>> begin

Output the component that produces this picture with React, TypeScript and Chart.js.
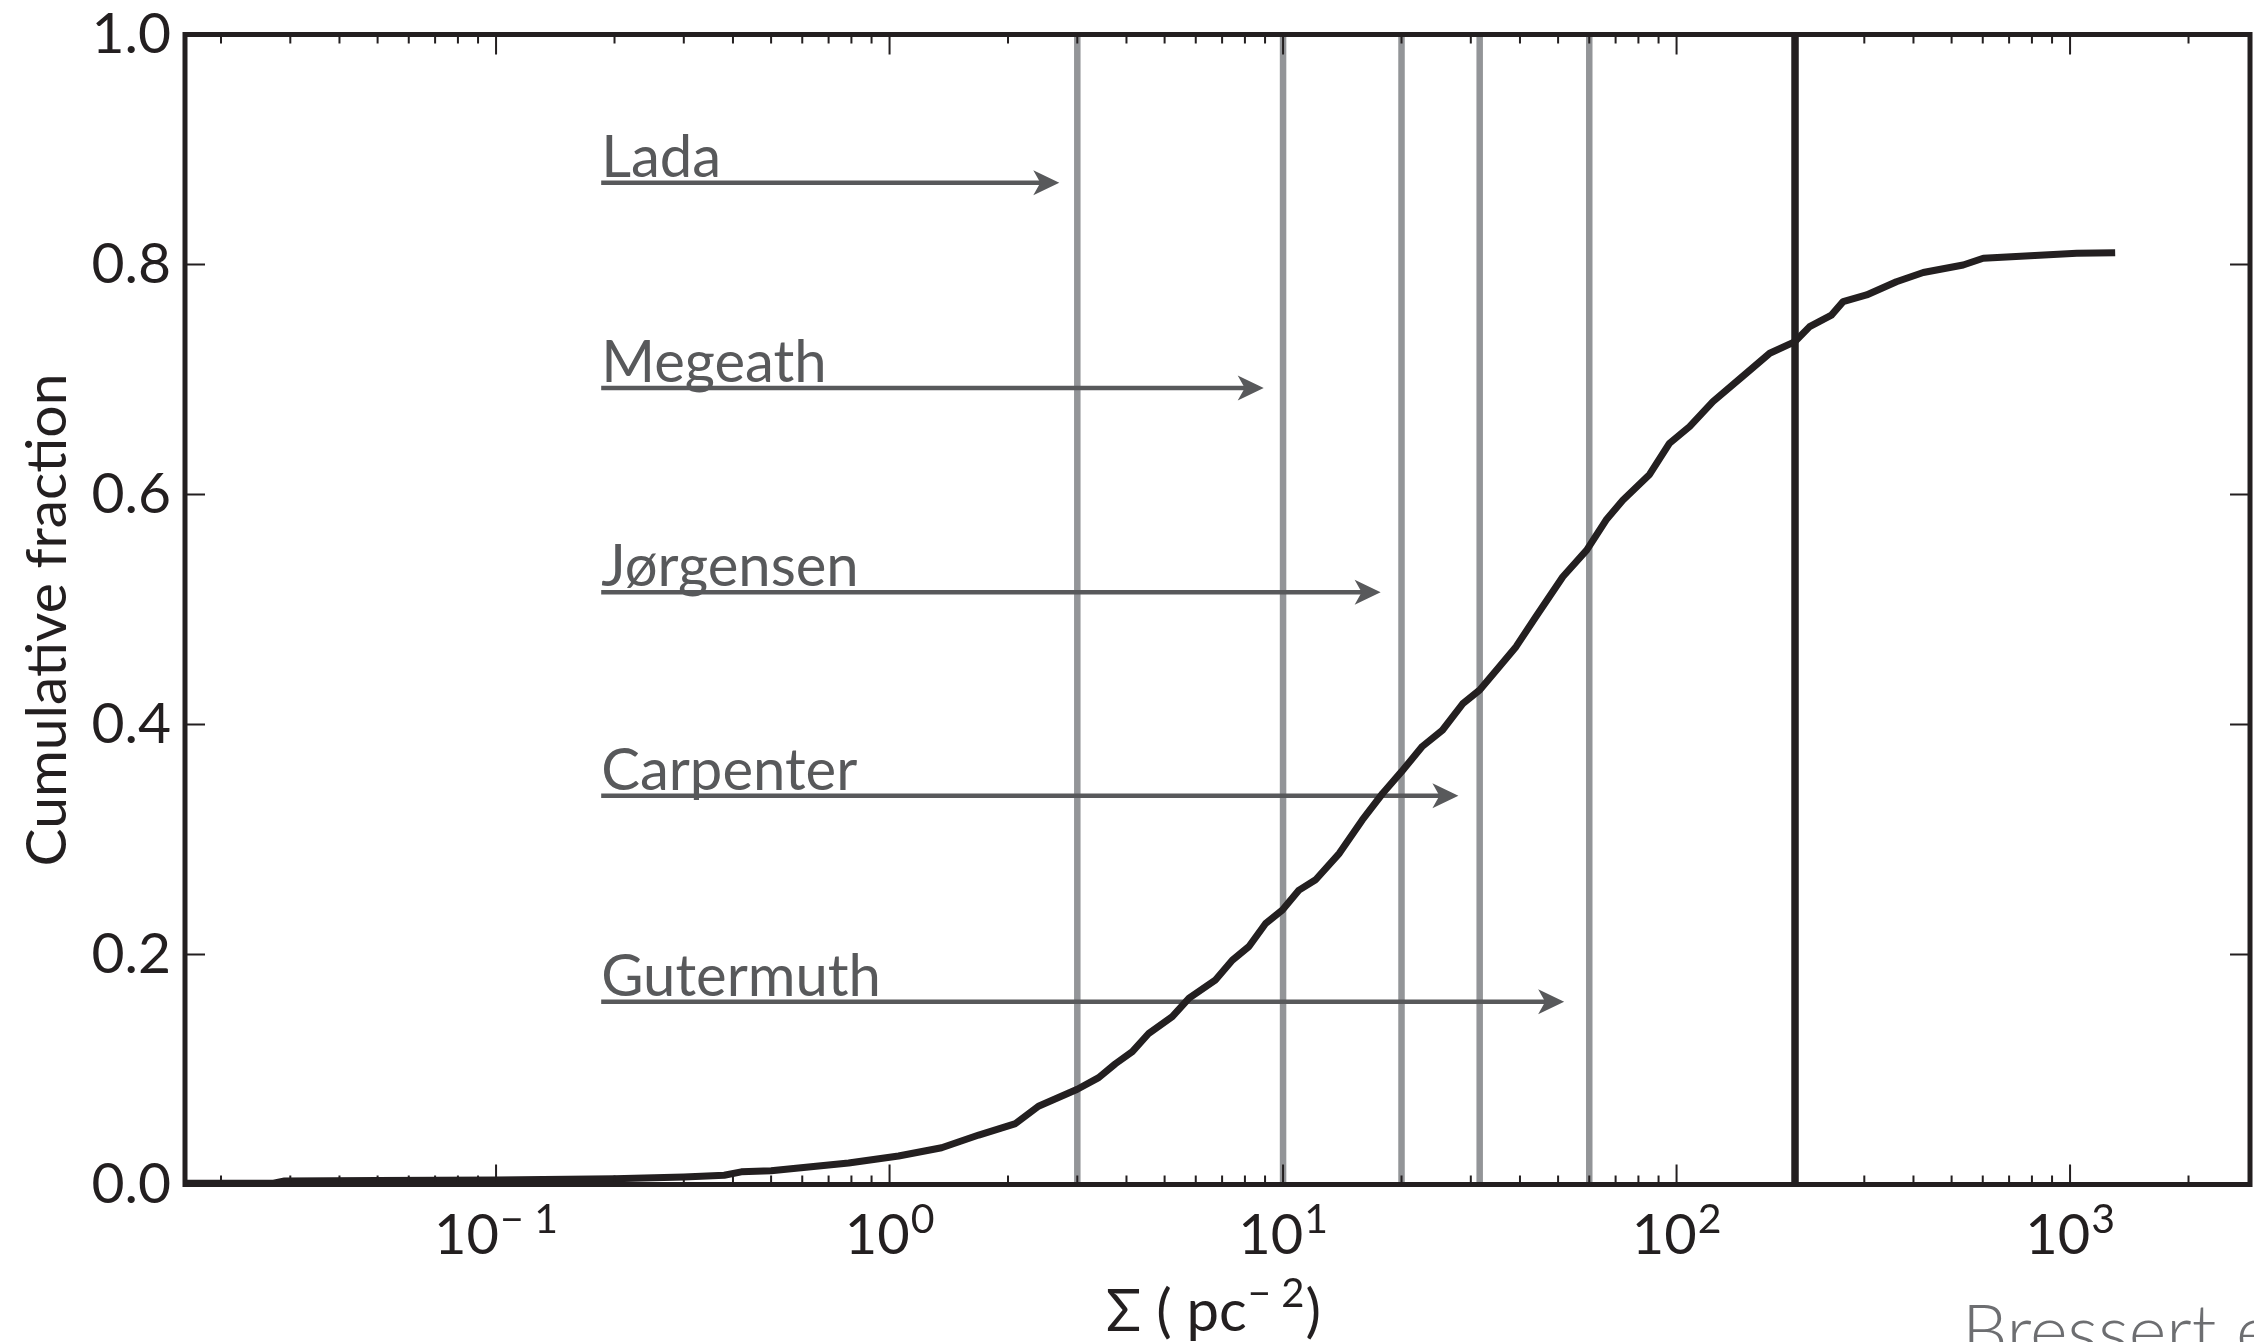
import React, { useEffect, useRef } from "react";
import { Chart, registerables } from "chart.js";

Chart.register(...registerables);

const W = 2254;
const H = 1342;
const FF = "Lato, 'Open Sans', 'DejaVu Sans', sans-serif";

// cumulative distribution
const curveX = [
  0.0162, 0.027, 0.029, 0.05, 0.1, 0.2, 0.3, 0.38, 0.42, 0.5, 0.587, 0.787, 1.054, 1.356, 1.685,
  2.09, 2.39, 3.0, 3.4, 3.75, 4.14, 4.56, 5.23, 5.77, 6.74, 7.43, 8.19, 9.03, 9.96, 10.98, 12.1,
  13.9, 15.9, 17.9, 20.0, 22.6, 25.4, 28.6, 31.6, 35.4, 39.1, 43.9, 51.4, 59.1, 66.2, 73.0, 85.4,
  95.9, 107.9, 123.7, 150.4, 172.5, 200, 217.9, 247.5, 265, 304, 362, 423.6, 535, 601.7, 1040, 1302,
];
const curveY = [
  0.001, 0.001, 0.003, 0.0035, 0.004, 0.005, 0.0065, 0.008, 0.011, 0.012, 0.0143, 0.0187, 0.0248,
  0.032, 0.043, 0.053, 0.068, 0.0828, 0.0929, 0.105, 0.1155, 0.1315, 0.146, 0.162, 0.178, 0.195,
  0.207, 0.227, 0.2387, 0.256, 0.265, 0.288, 0.317, 0.34, 0.359, 0.381, 0.395, 0.418, 0.43, 0.45,
  0.4677, 0.4937, 0.5285, 0.5517, 0.5778, 0.595, 0.6174, 0.6445, 0.659, 0.6807, 0.7054, 0.7228,
  0.733, 0.746, 0.756, 0.7677, 0.7735, 0.785, 0.793, 0.7996, 0.8054, 0.8097, 0.8103,
];

// vertical reference lines
const grayLineX = [3, 10, 20, 31.6, 60];
const blackLineX = [200];

// arrows with survey labels
const arrowLabels = ["Lada", "Megeath", "Jørgensen", "Carpenter", "Gutermuth"];
const arrowY = [0.871, 0.6926, 0.515, 0.338, 0.159];
const arrowEndX = [2.7, 8.93, 17.7, 27.9, 51.8];
const arrowStartX = 0.185;

// axes
const xMin = 0.0162;
const xMax = 2866;
const yTickValues = [0.2, 0.4, 0.6, 0.8];
const xDecades = [-1, 0, 1, 2, 3];
const xTickBase = ["10", "10", "10", "10", "10"];
const xTickSup = ["\u2212 1", "0", "1", "2", "3"];

const INK = "#231f20";
const GRAY = "#939598";
const ARROW = "#58595b";

const annotPlugin = {
  id: "annot",
  afterDatasetDraw(chart: any, args: any) {
    if (args.index !== 1) return;
    const ctx = chart.ctx;
    const xs = chart.scales.x;
    const ys = chart.scales.y;
    ctx.save();
    for (let i = 0; i < arrowLabels.length; i++) {
      const y = ys.getPixelForValue(arrowY[i]);
      const x0 = xs.getPixelForValue(arrowStartX);
      const x1 = xs.getPixelForValue(arrowEndX[i]);
      ctx.strokeStyle = ARROW;
      ctx.fillStyle = ARROW;
      ctx.lineWidth = 4.5;
      ctx.beginPath();
      ctx.moveTo(x0, y);
      ctx.lineTo(x1 - 18, y);
      ctx.stroke();
      ctx.beginPath();
      ctx.moveTo(x1, y);
      ctx.lineTo(x1 - 26, y - 12.5);
      ctx.lineTo(x1 - 19, y);
      ctx.lineTo(x1 - 26, y + 12.5);
      ctx.closePath();
      ctx.fill();
      ctx.font = `58px ${FF}`;
      ctx.textAlign = "left";
      ctx.textBaseline = "alphabetic";
      ctx.fillText(arrowLabels[i], x0, y - 6);
    }
    ctx.restore();
  },
  afterDatasetsDraw(chart: any) {
    const ctx = chart.ctx;
    const xs = chart.scales.x;
    const ca = chart.chartArea;
    ctx.save();
    // ticks
    ctx.strokeStyle = INK;
    ctx.lineWidth = 2;
    ctx.beginPath();
    for (let k = -2; k <= 3; k++) {
      for (let m = 1; m <= 9; m++) {
        const v = m * Math.pow(10, k);
        if (v < xMin || v > xMax) continue;
        const px = xs.getPixelForValue(v);
        const len = m === 1 ? 20 : 9;
        ctx.moveTo(px, ca.bottom);
        ctx.lineTo(px, ca.bottom - len);
        ctx.moveTo(px, ca.top);
        ctx.lineTo(px, ca.top + len);
      }
    }
    const ys = chart.scales.y;
    for (const v of yTickValues) {
      const py = ys.getPixelForValue(v);
      ctx.moveTo(ca.left, py);
      ctx.lineTo(ca.left + 20, py);
      ctx.moveTo(ca.right, py);
      ctx.lineTo(ca.right - 20, py);
    }
    ctx.stroke();
    // frame
    ctx.lineWidth = 5;
    ctx.strokeRect(ca.left, ca.top, ca.right - ca.left, ca.bottom - ca.top);

    // x tick labels with superscripts
    ctx.fillStyle = INK;
    ctx.textBaseline = "alphabetic";
    ctx.textAlign = "left";
    const baseY = ca.bottom + 69;
    for (let i = 0; i < xDecades.length; i++) {
      const px = xs.getPixelForValue(Math.pow(10, xDecades[i]));
      ctx.font = `56px ${FF}`;
      const wb = ctx.measureText(xTickBase[i]).width;
      ctx.font = `41px ${FF}`;
      const wsup = ctx.measureText(xTickSup[i]).width;
      const x0 = px - (wb + wsup + 1) / 2;
      ctx.font = `56px ${FF}`;
      ctx.fillText(xTickBase[i], x0, baseY);
      ctx.font = `41px ${FF}`;
      ctx.fillText(xTickSup[i], x0 + wb + 1, baseY - 21);
    }

    // x axis title: Σ ( pc^-2 )
    const tY = ca.bottom + 146;
    const part1 = "\u03a3 ( pc";
    const part2 = "\u2212 2";
    const part3 = ")";
    ctx.font = `58px ${FF}`;
    const w1 = ctx.measureText(part1).width;
    const w3 = ctx.measureText(part3).width;
    ctx.font = `40px ${FF}`;
    const w2 = ctx.measureText(part2).width;
    const total = w1 + w2 + w3 + 2;
    let tx = (ca.left + ca.right) / 2 - total / 2 - 4;
    ctx.font = `58px ${FF}`;
    ctx.fillText(part1, tx, tY);
    tx += w1 + 1;
    ctx.font = `40px ${FF}`;
    ctx.fillText(part2, tx, tY - 24);
    tx += w2 + 1;
    ctx.font = `58px ${FF}`;
    ctx.fillText(part3, tx, tY);

    // y axis title
    ctx.save();
    ctx.translate(66, 620);
    ctx.rotate(-Math.PI / 2);
    ctx.textAlign = "center";
    ctx.font = `57px ${FF}`;
    ctx.fillText("Cumulative fraction", 0, 0);
    ctx.restore();

    // credit (cut by page bottom)
    ctx.fillStyle = "#6d6e71";
    ctx.textAlign = "left";
    ctx.font = `300 72px ${FF}`;
    ctx.fillText("Bressert et al. (2010)", 1962, 1357);
    ctx.restore();
  },
};

export default function App() {
  const ref = useRef<HTMLCanvasElement | null>(null);
  useEffect(() => {
    if (!ref.current) return;
    const curveData = curveX.map((x, i) => ({ x, y: curveY[i] }));
    const vline = (x: number) => [
      { x, y: 0 },
      { x, y: 1 },
    ];
    const datasets: any[] = [
      {
        data: curveData,
        borderColor: INK,
        borderWidth: 7,
        pointRadius: 0,
        tension: 0,
        borderJoinStyle: "round",
        clip: false,
      },
      ...blackLineX.map((x) => ({
        data: vline(x),
        borderColor: INK,
        borderWidth: 7.5,
        pointRadius: 0,
      })),
      ...grayLineX.map((x) => ({
        data: vline(x),
        borderColor: GRAY,
        borderWidth: 6.5,
        pointRadius: 0,
      })),
    ];
    const chart = new Chart(ref.current, {
      type: "line",
      data: { datasets },
      options: {
        responsive: false,
        animation: false,
        events: [],
        parsing: false,
        layout: { padding: { top: 34.5, right: 4, left: 0, bottom: 0 } },
        plugins: { legend: { display: false }, tooltip: { enabled: false } },
        scales: {
          x: {
            type: "logarithmic",
            min: xMin,
            max: xMax,
            grid: { display: false, drawTicks: false },
            border: { display: false },
            ticks: { display: false },
            afterFit: (s: any) => {
              s.height = 157.5;
              s.paddingLeft = 0;
              s.paddingRight = 0;
            },
          },
          y: {
            type: "linear",
            min: 0,
            max: 1,
            grid: { display: false, drawTicks: false },
            border: { display: false },
            ticks: {
              stepSize: 0.2,
              callback: (v: any) => Number(v).toFixed(1),
              font: { family: FF, size: 57 },
              color: INK,
              padding: 14,
            },
            afterFit: (s: any) => {
              s.width = 185;
              s.paddingTop = 0;
              s.paddingBottom = 0;
            },
          },
        },
      } as any,
      plugins: [annotPlugin],
    } as any);
    return () => chart.destroy();
  }, []);
  return (
    <div style={{ position: "absolute", left: 0, top: 0, width: W, height: H, background: "#fff", overflow: "hidden" }}>
      <canvas ref={ref} width={W} height={H} style={{ display: "block", width: W, height: H }} />
    </div>
  );
}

>> end

Write out again exactly the lines from the start of the data above through the line containing "Chart.register(...registerables);", inclusive, excluding any pictures.

Output the component that produces this picture with React, TypeScript and Chart.js.
import React, { useEffect, useRef } from "react";
import { Chart, registerables } from "chart.js";

Chart.register(...registerables);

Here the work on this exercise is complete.